Kalau Mau Kaya, Jangan Jadi Guru (Honor)!
Ungkapan itu sederhana, datar, singkat dan padat, tetapi penuh makna. Sebuah pernyataan yang spontanitas menasehati, bahwa ketika Anda melangkahkan kaki dan menetapkan hati untuk mengabdi menjadi seorang guru, maka hilangkan angan-angan menjadi orang kaya. Sebab, katanya, guru adalah pengabdian diri. Menyerahkan segenap jiwa dan raga untuk kemaslahatan dunia. Merelakan hidup seperti lilin, yang menerangi ruang, tetapi memusnahkan dirinya sendiri.
Beberapa kaula muda menentang pernyataan terdahulu. Kata mereka, guru juga bisa kaya, dengan berbagai metode. Bisa saja sambil jualan, atau mulai merintis usaha.
Toh, nyatanya tetap saja butuh usaha sampingan, kan? Tak mungkin jadi guru kaya hanya mengandalkan profesi guru. Kemuliaan profesi guru memang tidak dapat dinilai dari rupiah, tetapi berapa banyak guru serasa mati karena kesulitan menjalani hidup dengan rupiah pas-pasan.

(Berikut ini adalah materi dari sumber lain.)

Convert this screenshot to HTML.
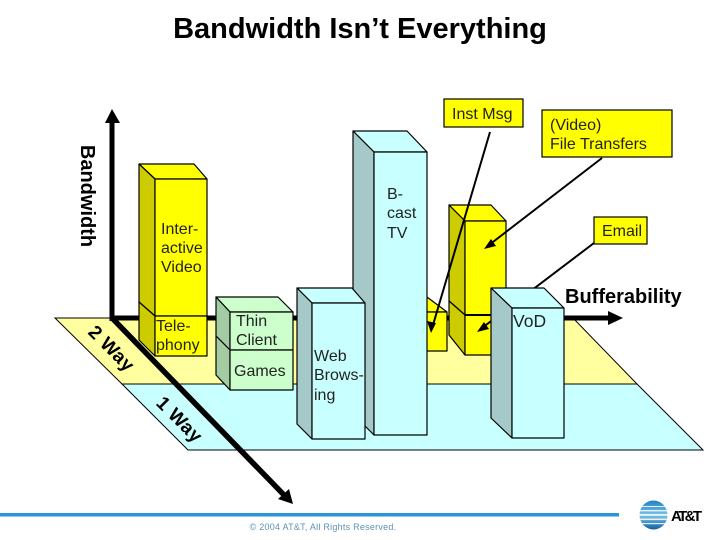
<!DOCTYPE html>
<html><head><meta charset="utf-8"><style>
html,body{margin:0;padding:0;background:#fff}
svg{display:block}
text{font-family:"Liberation Sans",sans-serif;font-size:16px;fill:#222}
.b{font-weight:bold;fill:#000}
.s{stroke:#000;stroke-width:1.2;stroke-linejoin:round}
.y1{fill:#ffff00}.y2{fill:#cccc00}
.c1{fill:#c8ffff}.c2{fill:#a5c8c8}
.g1{fill:#ccffcc}.g2{fill:#a3cca3}
</style></head><body>
<svg width="720" height="540" viewBox="0 0 720 540" xmlns="http://www.w3.org/2000/svg">
<rect width="720" height="540" fill="#fff"/>
<text x="360" y="38" text-anchor="middle" class="b" style="font-size:29px">Bandwidth Isn’t Everything</text>

<!-- floor -->
<polygon points="55,318 573,318 637,384 122,384" fill="#ffffa0" stroke="#000"/>
<polygon points="122,384 637,384 703,450 188,450" fill="#c8ffff" stroke="#000"/>

<!-- axes -->
<line x1="112" y1="321" x2="112" y2="120" stroke="#000" stroke-width="5"/>
<polygon points="112,109 105,123 120,123" fill="#000"/>
<line x1="110" y1="318" x2="610" y2="318" stroke="#000" stroke-width="5"/>
<polygon points="608,311 623,318 608,325" fill="#000"/>

<!-- file transfers / email stack -->
<g class="s">
<polygon class="y1" points="465,221 449,205 491,205 506,221"/>
<polygon class="y2" points="465,221 449,205 449,301 465,315"/>
<rect class="y1" x="465" y="221" width="41" height="94"/>
<polygon class="y2" points="465,315 449,301 449,335 465,355"/>
<rect class="y1" x="465" y="315" width="45" height="40"/>
</g>
<line x1="465" y1="315" x2="506" y2="315" stroke="#000" stroke-width="2"/>
<!-- inst msg box -->
<g class="s">
<polygon class="y1" points="427,312 420,297 427,297 447,312"/>
<rect class="y1" x="420" y="312" width="27" height="39"/>
</g>

<!-- interactive video / telephony -->
<g class="s">
<polygon class="y1" points="155,179 139,164 194,164 207,179"/>
<polygon class="y2" points="155,179 139,164 139,302 155,316"/>
<rect class="y1" x="155" y="179" width="52" height="137"/>
<polygon class="y2" points="155,316 139,302 139,340 155,356"/>
<rect class="y1" x="155" y="316" width="52" height="40"/>
</g>
<text x="161" y="234">Inter-</text><text x="161" y="253">active</text><text x="161" y="272">Video</text>
<text x="156" y="331">Tele-</text><text x="156" y="350">phony</text>

<!-- thin client / games -->
<g class="s">
<polygon class="g1" points="230,312 216,297 278,297 293,312"/>
<polygon class="g2" points="230,312 216,297 216,336 230,350"/>
<rect class="g1" x="230" y="312" width="63" height="38"/>
<polygon class="g2" points="230,350 216,336 216,375 230,390"/>
<rect class="g1" x="230" y="350" width="63" height="40"/>
</g>
<text x="236" y="326">Thin</text><text x="236" y="345">Client</text>
<text x="234" y="376">Games</text>

<!-- b-cast -->
<g class="s">
<polygon class="c1" points="374,152 353,131 407,131 427,152"/>
<polygon class="c2" points="374,152 353,131 353,414 374,435"/>
<rect class="c1" x="374" y="152" width="53" height="283"/>
</g>
<text x="387" y="199">B-</text><text x="387" y="218">cast</text><text x="387" y="238">TV</text>

<!-- web browsing -->
<g class="s">
<polygon class="c1" points="312,303 297,288 352,288 365,303"/>
<polygon class="c2" points="312,303 297,288 297,424 312,439"/>
<rect class="c1" x="312" y="303" width="53" height="136"/>
</g>
<text x="314" y="361">Web</text><text x="314" y="380">Brows-</text><text x="314" y="400">ing</text>

<!-- connectors behind VoD -->
<line x1="594" y1="243" x2="482" y2="328" stroke="#000" stroke-width="2"/>
<polygon points="477,332 484,322 489,329" fill="#000"/>
<line x1="602" y1="158" x2="489" y2="245" stroke="#000" stroke-width="2"/>
<polygon points="484,249 491,239 496,246" fill="#000"/>

<!-- vod -->
<g class="s">
<polygon class="c1" points="512,308 491,288 544,288 564,308"/>
<polygon class="c2" points="512,308 491,288 491,418 512,438"/>
<rect class="c1" x="512" y="308" width="52" height="130"/>
</g>
<text x="513" y="327" style="font-size:17.5px">VoD</text>

<!-- inst msg connector -->
<line x1="490" y1="132" x2="433" y2="325" stroke="#000" stroke-width="2"/>
<polygon points="431,333 427,321 436,323" fill="#000"/>

<!-- diagonal axis -->
<line x1="112" y1="318" x2="285" y2="496" stroke="#000" stroke-width="5.5"/>
<polygon points="293,504 278,499 289,489" fill="#000"/>

<!-- callouts -->
<g stroke="#000" stroke-width="1.2" fill="#ffff00">
<rect x="444" y="99" width="79" height="28"/>
<rect x="542" y="110" width="130" height="47"/>
<rect x="594" y="217" width="53" height="27"/>
</g>
<text x="452" y="119">Inst Msg</text>
<text x="550" y="130">(Video)</text><text x="550" y="149">File Transfers</text>
<text x="602" y="236">Email</text>

<!-- axis labels -->
<text class="b" style="font-size:20px" transform="translate(81,196) rotate(90)" text-anchor="middle">Bandwidth</text>
<text x="565" y="303" class="b" style="font-size:20px">Bufferability</text>
<text class="b" style="font-size:19px" transform="translate(112,348) rotate(45)" text-anchor="middle" dy="7" letter-spacing="0.4">2 Way</text>
<text class="b" style="font-size:19px" transform="translate(180,419) rotate(45)" text-anchor="middle" dy="7" letter-spacing="0.4">1 Way</text>

<!-- footer -->
<rect x="0" y="513" width="619" height="3.5" fill="#2b93d9"/>
<text x="323" y="530" text-anchor="middle" style="font-size:9px;fill:#5b93b5;letter-spacing:0.25px">© 2004 AT&amp;T, All Rights Reserved.</text>

<!-- logo -->
<defs><linearGradient id="g" x1="0" y1="0" x2="0" y2="1">
<stop offset="0" stop-color="#1f7fc4"/><stop offset="0.5" stop-color="#7cc4ea"/><stop offset="1" stop-color="#135f9e"/>
</linearGradient><clipPath id="cl"><ellipse cx="653.5" cy="515" rx="14" ry="14.5"/></clipPath></defs>
<ellipse cx="653.5" cy="515" rx="14" ry="14.5" fill="url(#g)"/>
<g clip-path="url(#cl)" fill="#fff" opacity="0.85">
<rect x="639" y="506" width="30" height="1"/>
<rect x="639" y="510" width="30" height="1.4"/>
<rect x="639" y="514" width="30" height="1.8"/>
<rect x="639" y="518.5" width="30" height="1.6"/>
<rect x="639" y="523" width="30" height="1.2"/>
</g>
<text x="671" y="521" class="b" style="font-size:15px" textLength="31" lengthAdjust="spacing">AT&amp;T</text>
</svg>
</body></html>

Kemarin sore, ada saja berita yang membandingkan bahwa kasir di minimarket lebih dihormati secara gaji dibanding guru. Kasir bisa mendapati upah minimal UMR, sedangkan guru bisa mendapatkan upah seminimal mungkin. Entahlah, padahal di Indonesia menjunjung tinggi dan menghormati ilmu dan si empunya, secara teori. Tetapi fakta di lapangan, jauh panggang daripada api.
Guru dituntut untuk bisa mengajar dengan kualitas tinggi. Mereka harus memahami psikologi pendidikan, perkembangan karakter peserta didik, muatan kurikulum lokal dan nasional, teori dan konsep belajar, strategi dan media belajar, hingga konten materi ajar berikut pengembangannya. Semuanya tidak mudah, apalagi beban tugas administratif yang seabrek menjadikan guru semakin loyo dan tidak berdaya untuk menjalani hidup.
Dengan kondisi yang demikian, ternyata tugas-tugas berat tadi bukan akhir daripada beban tugas guru. Ada satu kondisi yang betul-betul memprihatinkan, yakni upah atau gaji yang tidak sesuai dengan kehidupan.
Mungkin dikarenakan guru bekerja dalam ranah pendidikan, yang sebetulnya tidak terlalu terlihat signifikan dalam hal margin. Hal itu tentu berbeda ketika seseorang bekerja di suatu perusahaan yang menjalankan bisnis tertentu. Pasti ada timbal balik yang jelas. Baik negara maupun orangtua, merasa tidak menggunakan jasa guru secara maksimal. Sehingga tidak rela membayar mahal untuk upah seorang guru.
Jika kita lihat, ketika akhlak anak-anak yang menyimpang, guru selalu disalahkan. Padahal perusahaan besar dan pemerintah melalui dinas terkait memberikan izin kepada para public figure di televisi-televisi nasional yang mempertontonkan adegan-adegan yang menjerumuskan anak-anak pada keburukan akhlak.
Artis rela dibayar mahal, yang didominasi pada penghancuran moral dan etika anak. Sementara guru yang mengajarkan kemurnian akhlak dan kebagusan karakter dibayar seminimal mungkin, atau bahkan kalau perlu tak usah dibayar. Banyak orang menganggap pekerjaan guru adalah pekerjaan ikhlas. Mereka lupa bahwa dengan kata ikhlas saja tidak kenyang untuk diri sendiri, apalagi keluarga di rumah.
Alhasil, dengan upah pas-pasan, sang guru harus mencari penghidupan di luar sekolah. Tentunya kegiatan itu akan menguras tenaga, waktu dan pikiran, yang bermuara pada kelelahan. Dampaknya, mengajar menjadi tidak maksimal, kehilangan motivasi dan cenderung mementingkan dunia usaha daripada memberikan sumbangsih ilmu pada generasi muda.